Begin SUPPLIED DATA

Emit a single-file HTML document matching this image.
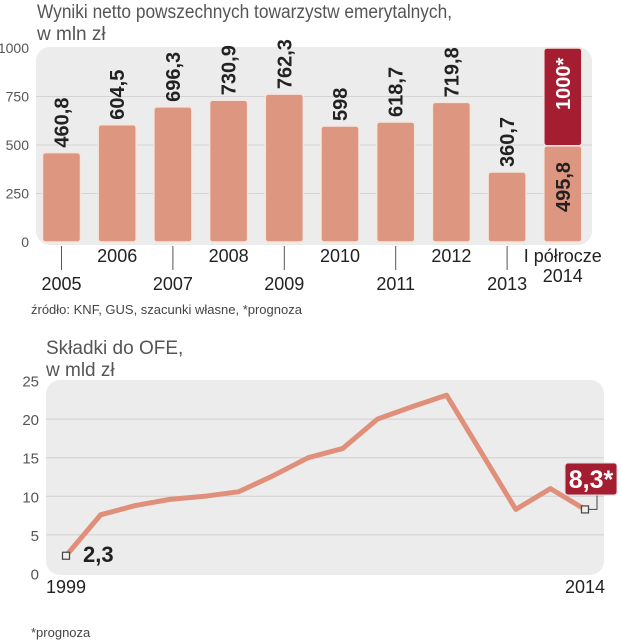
<!DOCTYPE html>
<html><head><meta charset="utf-8"><style>
body{margin:0;width:621px;height:640px;background:#fff;overflow:hidden;font-family:"Liberation Sans",sans-serif}
svg{display:block}
</style></head><body>
<svg width="621" height="640" viewBox="0 0 621 640">
<text x="37" y="18" font-size="19" fill="#555" textLength="415" lengthAdjust="spacingAndGlyphs">Wyniki netto powszechnych towarzystw emerytalnych,</text>
<text x="37" y="40" font-size="19" fill="#555">w mln zł</text>
<rect x="36" y="47" width="556" height="198" rx="14" fill="#ececec"/>
<g id="bars"></g>
<text x="31" y="314" font-size="13" fill="#444">źródło: KNF, GUS, szacunki własne, *prognoza</text>
<text x="46" y="354" font-size="19" fill="#555">Składki do OFE,</text>
<text x="46" y="376" font-size="19" fill="#555">w mld zł</text>
<rect x="46" y="380" width="558" height="195" rx="14" fill="#ececec"/>
<g id="line"></g>
<text x="31" y="637" font-size="13" fill="#444">*prognoza</text>
</svg>
<script>
const barYears=["2005","2006","2007","2008","2009","2010","2011","2012","2013"];
const barValues=[460.8,604.5,696.3,730.9,762.3,598,618.7,719.8,360.7];
const barLabels=["460,8","604,5","696,3","730,9","762,3","598","618,7","719,8","360,7"];
const half2014=495.8, forecast2014=1000;
const barTicks=[0,250,500,750,1000];
const lineYears=[1999,2000,2001,2002,2003,2004,2005,2006,2007,2008,2009,2010,2011,2012,2013,2014];
const lineValues=[2.3,7.6,8.8,9.6,10,10.6,12.7,15,16.2,20,21.6,23.1,15.7,8.3,11,8.3];
const lineTicks=[0,5,10,15,20,25];
const NS="http://www.w3.org/2000/svg";
function mk(t,a,p,txt){const e=document.createElementNS(NS,t);for(const k in a)e.setAttribute(k,a[k]);if(txt!==undefined)e.textContent=txt;p.appendChild(e);return e;}
const by=v=>242-v*0.194, bx=i=>61.5+i*55.7;
const g=document.getElementById('bars');
barTicks.forEach(t=>{
 if(t>0&&t<1000){const l=mk('line',{x1:36,x2:592,y1:by(t),y2:by(t),stroke:'#d4d4d4','stroke-width':1},g);
 
 }
 const tx=mk('text',{x:29,y:by(t)+5,'font-size':14,fill:'#555','text-anchor':'end'},g,String(t));
 
 
});
const all=barYears.concat(["2014"]);
all.forEach((yr,i)=>{
 const cx=bx(i), low=i%2===0;
 if(low){const l=mk('line',{x1:cx,x2:cx,y1:246,y2:270,stroke:'#555','stroke-width':1},g);
 
 }
 if(i<9){
  const r=mk('rect',{x:cx-19,y:by(barValues[i]),width:38,height:by(0)-by(barValues[i]),rx:3,fill:'#dd9680',stroke:'#f5e5df','stroke-width':1.5},g);
  
  
  const t=mk('text',{transform:`translate(${cx+7},${by(barValues[i])-5}) rotate(-90)`,'font-size':20,'font-weight':'bold',fill:'#222'},g,barLabels[i]);
  
  
  const yl=mk('text',{x:cx,y:low?290:262,'font-size':18,fill:'#222','text-anchor':'middle'},g,yr);
  
  
 } else {
  const r2=mk('rect',{x:cx-19,y:by(forecast2014),width:38,height:by(half2014)-by(forecast2014),rx:3,fill:'#a51d31',stroke:'#f5e5df','stroke-width':1.5},g);
  
  
  const r=mk('rect',{x:cx-19,y:by(half2014),width:38,height:by(0)-by(half2014),rx:3,fill:'#dd9680',stroke:'#f5e5df','stroke-width':1.5},g);
  
  
  const t=mk('text',{transform:`translate(${cx+7},${by(0)-30}) rotate(-90)`,'font-size':20,'font-weight':'bold',fill:'#222'},g,'495,8');
  
  
  const t2=mk('text',{transform:`translate(${cx+7},${by(forecast2014)+62}) rotate(-90)`,'font-size':20,'font-weight':'bold',fill:'#fff'},g,'1000*');
  
  
  const a=mk('text',{x:cx,y:262,'font-size':18,fill:'#222','text-anchor':'middle'},g,'I półrocze');
  
  
  const b=mk('text',{x:cx,y:282,'font-size':18,fill:'#222','text-anchor':'middle'},g,'2014');
  
  
 }
});
const ly=v=>573.5-v*7.72, lx=i=>66+i*34.6;
const L=document.getElementById('line');
lineTicks.forEach(t=>{
 if(t>0&&t<25){const l=mk('line',{x1:46,x2:604,y1:ly(t),y2:ly(t),stroke:'#d0d0d0','stroke-width':1},L);
 
 }
 const tx=mk('text',{x:39,y:ly(t)+6,'font-size':15,fill:'#555','text-anchor':'end'},L,String(t));
 
 
});
const pts=lineValues.map((v,i)=>lx(i)+','+ly(v)).join(' ');
const pl=mk('polyline',{points:pts,fill:'none',stroke:'#e0907a','stroke-width':5,'stroke-linejoin':'round'},L);


const n=lineValues.length-1;
[0,n].forEach(i=>{
 const m=mk('rect',{x:lx(i)-3.5,y:ly(lineValues[i])-3.5,width:7,height:7,fill:'#eee',stroke:'#444','stroke-width':1.2},L);
 
 
});
const c=mk('polyline',{points:`${lx(n)+4},${ly(lineValues[n])} ${lx(n)+12},${ly(lineValues[n])} ${lx(n)+12},${ly(lineValues[n])-14}`,fill:'none',stroke:'#444','stroke-width':1},L);


const lb=mk('rect',{x:565,y:463,width:52,height:32,rx:3,fill:'#a51d31',stroke:'#ddd','stroke-width':1},L);


const lt=mk('text',{x:591,y:488,'font-size':25,'font-weight':'bold',fill:'#fff','text-anchor':'middle'},L,'8,3*');


const st=mk('text',{x:83,y:562,'font-size':22,'font-weight':'bold',fill:'#222'},L,'2,3');


[[0,'1999'],[n,'2014']].forEach(([i,s])=>{
 const t=mk('text',{x:lx(i),y:593,'font-size':18,fill:'#222','text-anchor':'middle'},L,s);
 
 
});
</script>
</body></html>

End SUPPLIED DATA

Find the lines above holding the word "document" and show them.

▸ **CORRECT RESPONSE**:
Emit a single-file HTML document matching this image.
function mk(t,a,p,txt){const e=document.createElementNS(NS,t);for(const k in a)e.setAttribute(k,a[k]);if(txt!==undefined)e.textContent=txt;p.appendChild(e);return e;}
const g=document.getElementById('bars');
const L=document.getElementById('line');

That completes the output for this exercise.